Smart
materials possess a high potential for application in process
engineering. Among these smart materials, stimuli-responsive hydrogels
exhibit the chemically inherent characteristic to significantly change
their macroscopic properties through shifts in environmental conditions.
This enables response-triggered actuation caused by a reaction or
process deviation. Thereby, smart process concepts are facilitated,
which are capable of self-contained process control without external
input. Through additive manufacturing of responsive hydrogels, intricate
geometries can be generated, with which the response-triggered actuation
can perform sophisticated control tasks. Periodic open-cell structures
are such geometries, which improve the mass transport in multiphase
flows through the distribution of the disperse phase. Responsive hydrogels
fabricated as periodic open-cell structures enable the actuation of
multiphase flows through an environmental switch allowing for adjustment
of flow conditions. Herein, we demonstrate the application of switchable
smart structures that facilitate the adaptation of fluid-dynamic properties
and mass transfer in cocurrent gas–liquid flows depending on
environmental conditions.
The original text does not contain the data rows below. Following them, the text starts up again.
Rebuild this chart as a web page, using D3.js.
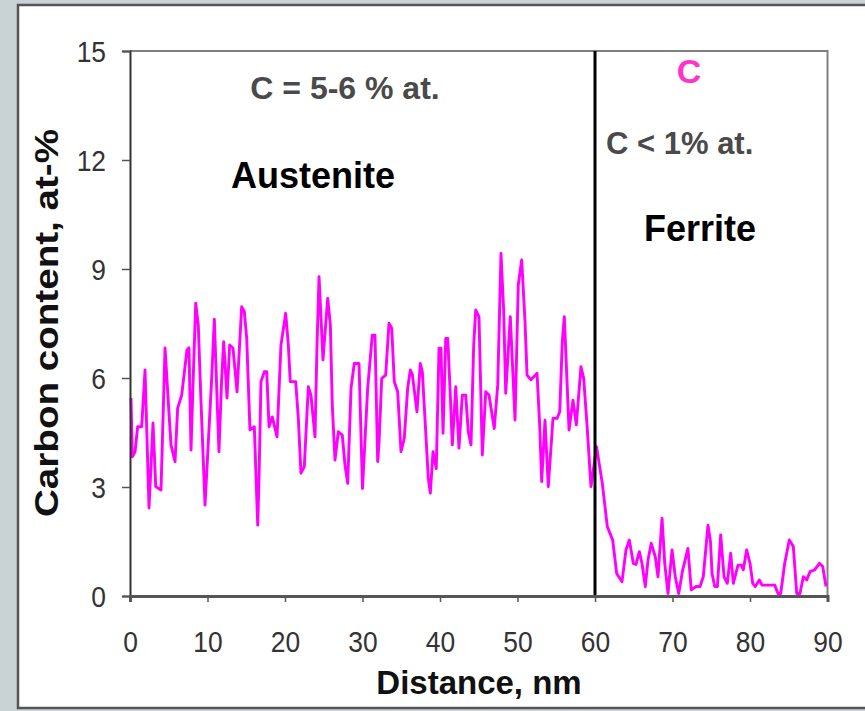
<!DOCTYPE html>
<html>
<head>
<meta charset="utf-8">
<script src="https://cdn.jsdelivr.net/npm/d3@7"></script>
<style>
  html, body { margin: 0; padding: 0; background: #c9d3d6; }
  svg { display: block; }
  text { font-family: "Liberation Sans", Arial, sans-serif; }
</style>
</head>
<body>
<div id="chart"></div>
<script>
// distance along the profile (nm)
const distance = [
  0.13, 0.30, 0.65, 0.99, 1.51, 1.94, 2.45, 2.97, 3.32, 4.00, 4.52, 4.94, 5.29, 5.81, 6.15, 6.67,
  7.35, 7.61, 7.87, 8.13, 8.48, 8.81, 9.16, 9.68, 10.54, 10.88, 11.48, 11.83, 12.09, 12.52, 12.86,
  13.29, 13.81, 14.41, 14.75, 15.06, 15.35, 15.48, 16.04, 16.48, 16.65, 16.90, 17.33, 17.64, 17.94,
  18.36, 18.97, 19.48, 20.09, 20.43, 20.68, 21.38, 21.72, 22.06, 22.49, 23.01, 23.35, 23.87, 24.13,
  24.39, 24.65, 24.90, 25.51, 25.85, 26.10, 26.45, 26.88, 27.39, 27.74, 28.09, 28.52, 28.94, 29.55,
  30.00, 30.67, 31.26, 31.61, 31.96, 32.13, 32.48, 32.99, 33.42, 33.77, 34.10, 34.54, 34.97, 35.39,
  35.83, 36.17, 36.43, 37.03, 37.46, 37.72, 38.06, 38.49, 38.75, 39.10, 39.52, 39.87, 40.13, 40.39,
  40.74, 41.00, 41.33, 41.59, 42.03, 42.45, 42.88, 43.32, 43.65, 44.00, 44.35, 44.61, 45.03, 45.46,
  45.90, 46.32, 47.00, 47.45, 47.87, 48.22, 48.48, 49.07, 49.68, 50.10, 50.54, 50.97, 51.23, 51.74,
  52.52, 52.86, 53.12, 53.55, 53.97, 54.58, 55.10, 55.45, 55.78, 56.04, 56.30, 56.65, 57.16, 57.59,
  58.19, 58.54, 58.97, 59.48, 59.74, 60.20, 60.94, 61.59, 62.28, 62.80, 63.48, 64.00, 64.43, 64.94,
  65.29, 65.72, 66.06, 66.49, 66.84, 67.26, 67.78, 68.13, 68.65, 69.00, 69.42, 69.94, 70.36, 70.80,
  71.30, 71.99, 72.42, 73.03, 73.55, 73.97, 74.58, 74.90, 75.10, 75.45, 75.79, 76.22, 76.65, 77.07,
  77.51, 77.85, 78.45, 78.88, 79.14, 79.57, 80.00, 80.35, 80.68, 81.20, 81.55, 83.19, 83.61, 83.96,
  84.48, 85.07, 85.59, 86.03, 86.45, 86.88, 87.32, 87.74, 88.35, 88.95, 89.38, 89.81
];
// carbon content (at-%)
const carbon = [
  5.45, 3.83, 3.97, 4.66, 4.66, 6.22, 2.42, 4.76, 3.01, 2.92, 6.83, 5.35, 4.16, 3.70, 5.17, 5.53,
  6.77, 6.83, 4.02, 5.81, 8.06, 7.46, 5.35, 2.50, 5.99, 7.62, 3.97, 5.99, 7.00, 5.45, 6.91,
  6.82, 5.62, 7.96, 7.83, 7.09, 5.35, 4.57, 4.66, 1.95, 3.25, 5.90, 6.17, 6.17, 4.66,
  4.93, 4.38, 6.91, 7.78, 6.91, 5.90, 5.90, 4.89, 3.38, 3.56, 5.76, 5.53, 4.38, 6.91,
  8.79, 7.64, 6.50, 8.19, 7.46, 5.26, 3.74, 4.52, 4.43, 3.61, 3.10, 5.72, 6.40, 6.40,
  2.96, 5.72, 7.18, 7.18, 3.70, 4.20, 5.99, 6.08, 7.51, 7.37, 5.90, 5.62, 3.97, 4.34,
  5.72, 6.22, 6.10, 5.07, 6.40, 6.17, 4.89, 3.24, 2.83, 3.97, 3.51, 6.82, 6.82, 4.48,
  7.09, 7.09, 5.53, 4.16, 5.76, 4.07, 5.53, 5.53, 4.52, 4.16, 6.91, 7.87, 7.69, 3.88,
  5.62, 5.53, 4.61, 5.81, 9.43, 7.83, 5.58, 7.69, 4.84, 8.56, 9.25, 7.55, 6.08, 5.95,
  6.13, 4.71, 3.15, 4.84, 3.01, 4.89, 4.89, 5.07, 7.00, 7.69, 6.36, 4.57, 5.39, 4.71,
  6.31, 5.99, 4.71, 3.01, 3.40, 4.11, 3.10, 1.91, 1.54, 0.62, 0.39, 1.27, 1.54, 0.90,
  0.87, 1.22, 0.90, 0.26, 0.99, 1.45, 1.08, 0.53, 2.14, 0.90, 0.07, 1.27, 0.53, 0.07,
  0.70, 1.31, 0.17, 0.26, 0.26, 0.53, 1.95, 1.50, 0.62, 0.26, 0.26, 1.68, 0.53, 0.35,
  1.18, 0.35, 0.85, 0.85, 0.72, 1.27, 0.90, 0.35, 0.26, 0.44, 0.30, 0.30, 0.07, 0.07,
  0.90, 1.54, 1.36, 0.07, 0.07, 0.53, 0.44, 0.67, 0.72, 0.90, 0.81, 0.26
];
const xTicks = [0, 10, 20, 30, 40, 50, 60, 70, 80, 90];
const yTicks = [0, 3, 6, 9, 12, 15];
const boundaryNm = 60;

const W = 865, H = 711;
const svg = d3.select('#chart').append('svg')
  .attr('width', W).attr('height', H);

// slide panel
svg.append('rect')
  .attr('x', 18).attr('y', 5).attr('width', W).attr('height', 703)
  .attr('fill', '#fff').attr('stroke', '#555').attr('stroke-width', 2.5);

const x = d3.scaleLinear().domain([0, 90]).range([130, 827.5]);
const y = d3.scaleLinear().domain([0, 15]).range([596, 51]);

// top / right frame of plot area
svg.append('path')
  .attr('d', `M${x(0)},${y(15)}H${x(90)}V${y(0)}`)
  .attr('fill', 'none').attr('stroke', '#808080').attr('stroke-width', 2);

// the profile line
const line = d3.line()
  .x((d, i) => x(distance[i]))
  .y(d => y(d));

svg.append('path')
  .datum(carbon)
  .attr('d', line)
  .attr('fill', 'none')
  .attr('stroke', '#ff00ff')
  .attr('stroke-width', 2.9)
  .attr('stroke-linejoin', 'round');

// austenite / ferrite boundary
svg.append('line')
  .attr('x1', x(boundaryNm)).attr('x2', x(boundaryNm))
  .attr('y1', y(15)).attr('y2', y(0))
  .attr('stroke', '#000').attr('stroke-width', 3);

// axes
const yAxis = svg.append('g')
  .attr('transform', `translate(${x(0)},0)`)
  .call(d3.axisLeft(y).tickValues(yTicks).tickSize(8).tickPadding(16));
yAxis.select('.domain').attr('stroke', '#333').attr('stroke-width', 2);
yAxis.selectAll('.tick line').attr('stroke', '#555').attr('stroke-width', 1.5);
yAxis.selectAll('.tick text')
  .attr('font-size', 30).attr('fill', '#333')
  .attr('transform', 'scale(0.88,1)')
  .attr('x', -24 / 0.88).attr('dy', '0.36em');

const xAxis = svg.append('g')
  .attr('transform', `translate(0,${y(0)})`)
  .call(d3.axisBottom(x).tickValues(xTicks).tickSize(6));
xAxis.select('.domain').attr('stroke', '#555').attr('stroke-width', 3);
xAxis.selectAll('.tick line').attr('stroke', '#555').attr('stroke-width', 1.5);
xAxis.selectAll('.tick text')
  .attr('font-size', 30).attr('fill', '#333')
  .attr('transform', 'scale(0.88,1)')
  .attr('y', 56).attr('dy', null);

// axis titles
svg.append('text')
  .attr('x', 479).attr('y', 694)
  .attr('text-anchor', 'middle')
  .attr('font-size', 33).attr('font-weight', 'bold').attr('fill', '#111')
  .text('Distance, nm');

svg.append('text')
  .attr('transform', 'translate(58,323) rotate(-90)')
  .attr('text-anchor', 'middle')
  .attr('font-size', 34).attr('font-weight', 'bold').attr('fill', '#111')
  .attr('textLength', 388).attr('lengthAdjust', 'spacingAndGlyphs')
  .text('Carbon content, at-%');

// annotations
const notes = [
  { t: 'C = 5-6 % at.', x: 345, y: 99, size: 32, fill: '#4a4a4a', anchor: 'middle' },
  { t: 'Austenite', x: 313, y: 188, size: 36, fill: '#000', anchor: 'middle' },
  { t: 'C', x: 689, y: 83, size: 34, fill: '#ff33cc', anchor: 'middle' },
  { t: 'C < 1% at.', x: 606, y: 154, size: 31, fill: '#4a4a4a', anchor: 'start' },
  { t: 'Ferrite', x: 700, y: 241, size: 36, fill: '#000', anchor: 'middle' }
];
svg.selectAll('text.note').data(notes).enter()
  .append('text')
  .attr('class', 'note')
  .attr('x', d => d.x).attr('y', d => d.y)
  .attr('text-anchor', d => d.anchor)
  .attr('font-size', d => d.size)
  .attr('font-weight', 'bold')
  .attr('fill', d => d.fill)
  .text(d => d.t);
</script>
</body>
</html>
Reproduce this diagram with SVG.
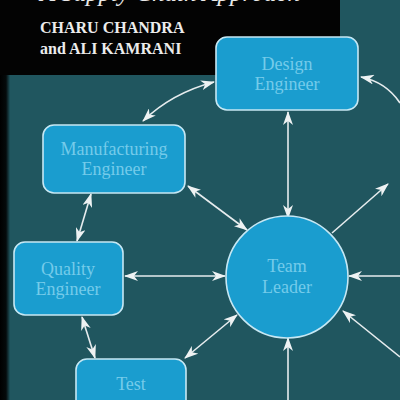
<svg xmlns="http://www.w3.org/2000/svg" width="400" height="400" viewBox="0 0 400 400">
<defs>
<style>
.node{fill:#1a9dcf;stroke:#c6e8f4;stroke-width:1.6}
.lbl{font-family:"Liberation Serif","Times New Roman",serif;font-size:18px;fill:#74cbea;text-anchor:middle}
.hdr{font-family:"Liberation Serif","Times New Roman",serif;font-weight:bold;font-size:16px;fill:#ececec}
.ttl{font-family:"Liberation Serif","Times New Roman",serif;font-style:italic;font-size:25px;fill:#e8e8e8}
.con{fill:none;stroke:#e6ecee;stroke-width:1.6}
</style>
<marker id="ah" viewBox="0 0 14 10" refX="13" refY="5" markerWidth="14" markerHeight="10" markerUnits="userSpaceOnUse" orient="auto-start-reverse">
<path d="M0,0 L14,5 L0,10 L4,5 z" fill="#eef2f3"/>
</marker>
<linearGradient id="edge" x1="0" y1="0" x2="1" y2="0">
<stop offset="0" stop-color="#000"/>
<stop offset="0.6" stop-color="#050a0b"/>
<stop offset="1" stop-color="#1f545d"/>
</linearGradient>
</defs>
<rect x="0" y="0" width="400" height="400" fill="#20565f"/>
<rect x="0" y="0" width="10" height="400" fill="url(#edge)"/>
<rect x="0" y="0" width="340" height="75" fill="#030303"/>
<text class="ttl" x="40" y="1">A Supply Chain Approach</text>
<text class="hdr" x="40" y="33">CHARU CHANDRA</text>
<text class="hdr" x="40" y="54">and ALI KAMRANI</text>
<g id="connectors">
<path class="con" d="M143,121 Q172,93 214,82" marker-start="url(#ah)" marker-end="url(#ah)"/>
<path class="con" d="M400,103 Q386,82 361,77" marker-end="url(#ah)"/>
<path class="con" d="M288,112 L288,218" marker-start="url(#ah)" marker-end="url(#ah)"/>
<path class="con" d="M188,186 L247,230" marker-start="url(#ah)" marker-end="url(#ah)"/>
<path class="con" d="M332,233 L388,184" marker-end="url(#ah)"/>
<path class="con" d="M91,194 L77,241" marker-start="url(#ah)" marker-end="url(#ah)"/>
<path class="con" d="M225,276 L125,276" marker-start="url(#ah)" marker-end="url(#ah)"/>
<path class="con" d="M400,276 L349,276" marker-end="url(#ah)"/>
<path class="con" d="M82,317 L95,358" marker-start="url(#ah)" marker-end="url(#ah)"/>
<path class="con" d="M237,315 L185,358" marker-start="url(#ah)" marker-end="url(#ah)"/>
<path class="con" d="M288,400 L288,338" marker-end="url(#ah)"/>
<path class="con" d="M400,357 L343,311" marker-end="url(#ah)"/>
</g>
<g id="design-engineer">
<rect class="node" x="216" y="37" width="142" height="73" rx="11"/>
<text class="lbl" x="287" y="70">Design</text>
<text class="lbl" x="287" y="90">Engineer</text>
</g>
<g id="manufacturing-engineer">
<rect class="node" x="43" y="125" width="142" height="68" rx="11"/>
<text class="lbl" x="114" y="155">Manufacturing</text>
<text class="lbl" x="114" y="175">Engineer</text>
</g>
<g id="quality-engineer">
<rect class="node" x="14" y="242" width="109" height="73" rx="11"/>
<text class="lbl" x="68" y="275">Quality</text>
<text class="lbl" x="68" y="295">Engineer</text>
</g>
<g id="test">
<rect class="node" x="76" y="359" width="110" height="70" rx="11"/>
<text class="lbl" x="131" y="390">Test</text>
</g>
<g id="team-leader">
<circle class="node" cx="287" cy="277" r="61"/>
<text class="lbl" x="287" y="272">Team</text>
<text class="lbl" x="287" y="293">Leader</text>
</g>
</svg>
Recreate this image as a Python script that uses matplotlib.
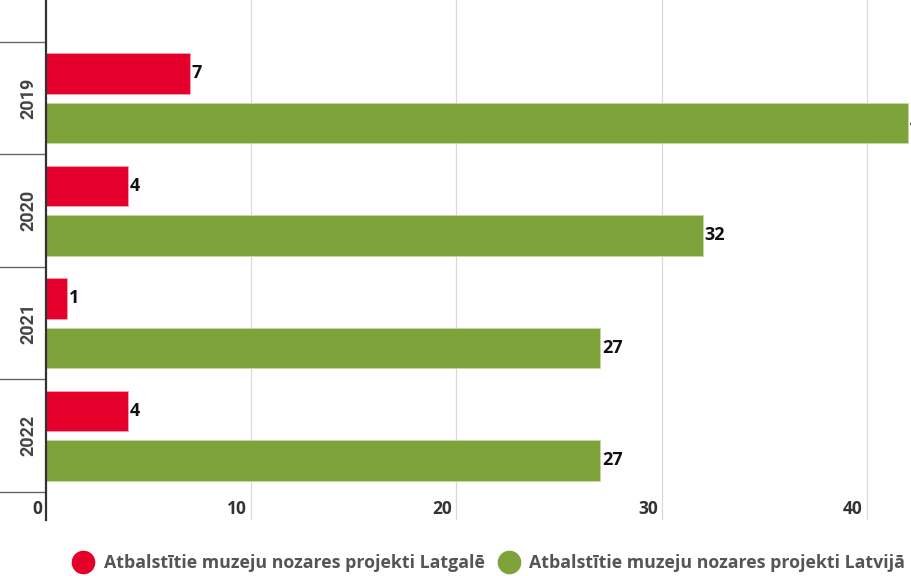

Smart structures, which are additively manufactured
from acrylate photoresist formulations, are applied for in
situ and in operandi adjustment of phase
distribution through expansion and collapse of these structures in
flow channels. Further, diverse photoresist formulations with different
associated response triggers are shown, which demonstrate the versatility
for application as an in situ and in operandi switch for mass transfer in process units operating with multiphase
flows.